Because of long chemical equilibration times for standard hadronic reactions in a hadron gas in relativistic heavy ion collisions, it was suggested that hadrons are born into equilibrium after the quark gluon plasma is formed. We develop a dynamical scheme, using master equations, in which Hagedorn states contribute to fast chemical equilibration times of baryons and kaons, just below the critical temperature, estimates of which are derived analytically. The hadrons quickly equilibrate for an initial over- or underpopulation of Hagedorn states.

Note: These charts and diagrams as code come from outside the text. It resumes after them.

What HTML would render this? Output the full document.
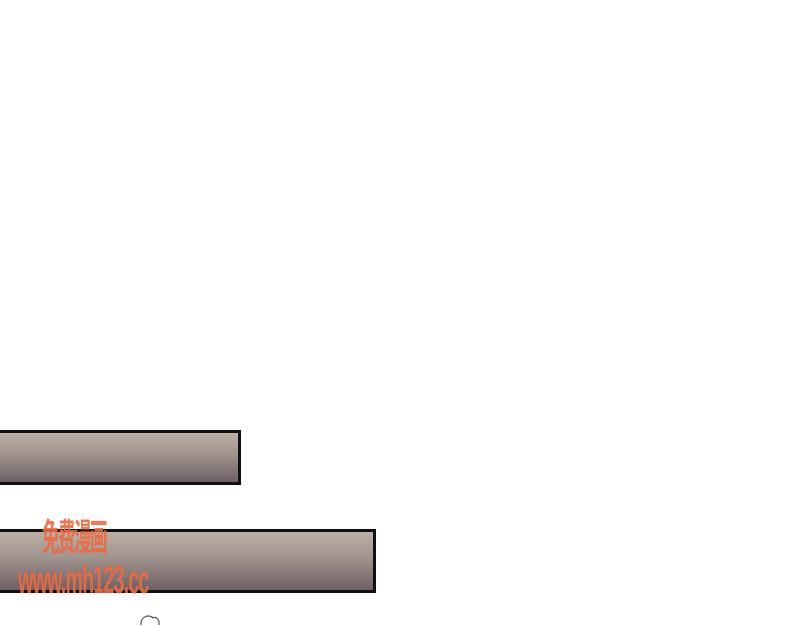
<!DOCTYPE html>
<html><head><meta charset="utf-8"><style>
body{margin:0;width:800px;height:625px;background:#fff;position:relative;overflow:hidden;font-family:"Liberation Sans","Noto Sans CJK SC",sans-serif}
.bar{position:absolute;left:-3px;border:3px solid #111;background:linear-gradient(#bcb0a8,#a0928c 45%,#6c6064);box-sizing:border-box}
.wm{position:absolute;color:#ee6a40;opacity:.9;font-weight:bold;white-space:nowrap}
</style></head><body>
<div class="bar" style="top:430px;width:244px;height:55px"></div>
<div class="bar" style="top:529px;width:379px;height:64px"></div>
<div class="wm" style="left:42px;top:508px;font-size:22px;transform:scale(0.8,1.7);transform-origin:top left;letter-spacing:-2px">免费漫画</div>
<div class="wm" style="left:18px;top:558px;font-size:22px;transform:scale(0.9,1.75);transform-origin:top left;letter-spacing:-1px">www.mh123.cc</div>
<svg style="position:absolute;left:138px;top:612px" width="60" height="14"><path d="M3 13 C2 4 12 2 15 6 C18 4 22 8 21 13" fill="none" stroke="#555" stroke-width="1.2"/></svg>
</body></html>
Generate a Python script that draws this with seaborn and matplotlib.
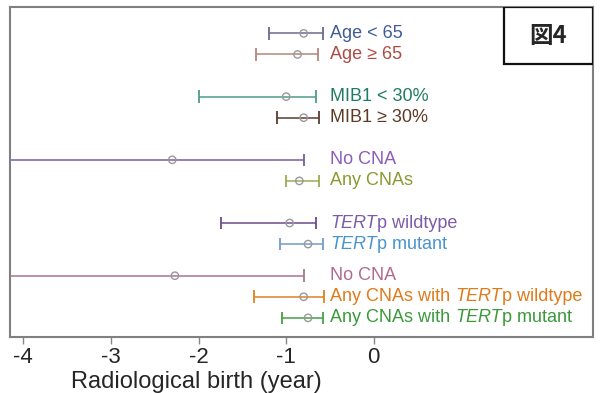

Our particle ratios compared to BNL Relativistic Heavy Ion Collider show a close match.

Figure 1

Comparison of the total equilibrium number of pions $N_{\pi }^{\mathrm{eq}}$, Hagedorn states $\sum _i{N}_i^{\mathrm{eq}}$, and effective pions ${\tilde{N}}_{\pi ,B\overline{B}}^{\mathrm{eq}}$ and ${\tilde{N}}_{\pi ,K\overline{K}}^{\mathrm{eq}}$ as defined in Eq. (6).

Figure 2

Numerical and analytical results in a static environment, i.e., fixed volume and temperature, at $T=180\mathrm{MeV}$ when ${\beta }_i=1.3$ and $\alpha =0.7$.

Figure 3

Same as Fig. 2 with no initial baryons ($\varphi =0$).

Figure 4

Results for an expanding fireball when $\alpha =1$, $\beta =1$, and $\varphi =0$. The effective number of baryons ${\tilde{N}}_{B\overline{B}}^{\mathrm{eq}}$, kaons ${\tilde{N}}_{K\overline{K}}^{\mathrm{eq}}$, and pions ${\tilde{N}}_{\pi ,B\overline{B}}^{\mathrm{eq}}$ and ${\tilde{N}}_{\pi ,K\overline{K}}^{\mathrm{eq}}$ are given.

Figure 5

Comparison of the ratios obtained employing the expanding fireball picture for various initial conditions to data at $\sqrt{s}=200\mathrm{GeV}$ from PHENIX [21] and STAR [22].